Maybe Tilted Arc wasn’t so bad after all

In visits to family in Austin I’ve been diverted by the extreme literal-mindedness of Texas public sculpture, for example a sculptural group on the grounds of the State Capitol (which of course is a common destination of school groups) that consists of lifesize replicas of 6 or 8 schoolchildren on a class outing. In Colorado it seems they’re literal-minded too, only the literalism has to do with presentations of ideals that guide the current moral and political order:

The upright head depicts the profile of an African-American woman looking out to the adjacent North Denver neighborhood. The second head, with the profile of a generic male, appears to be sinking into the ground.

[From the linked page, which includes images and more discussion from the artist.] Somehow the lifesize bronze steers and football coaches in Austin strike me as less schematic and more soulful. They’re more fun, and isn’t fun at least a rudimentary form of spirit?

1 thought on “Maybe Tilted Arc wasn’t so bad after all”
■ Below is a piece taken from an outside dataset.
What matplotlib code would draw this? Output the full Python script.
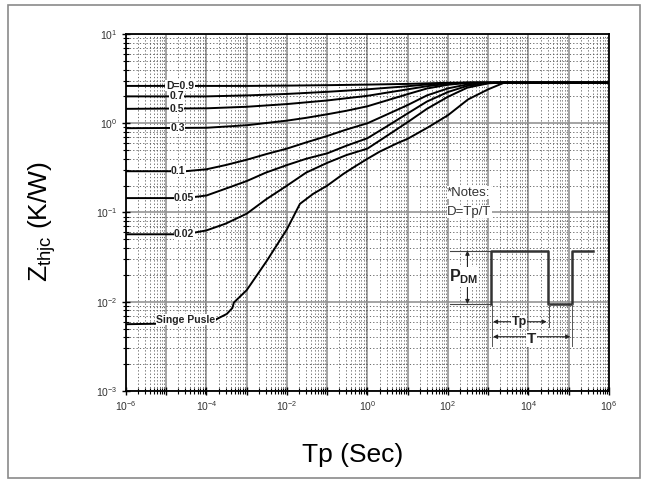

  1. Politically incorrect artist
    How can the artist say that one figure is of an African-American woman? Hasn’t he heard? There is no such thing as race. Differences between groups are dwarfed by differences within groups. You cannot identify race by something as simplistic as an outline of a head. Etc., etc., ad infinitum, ad nauseam.

    P.S. Gender is just a social construct, too, so how can he say that one statue is of a woman and another is of a man?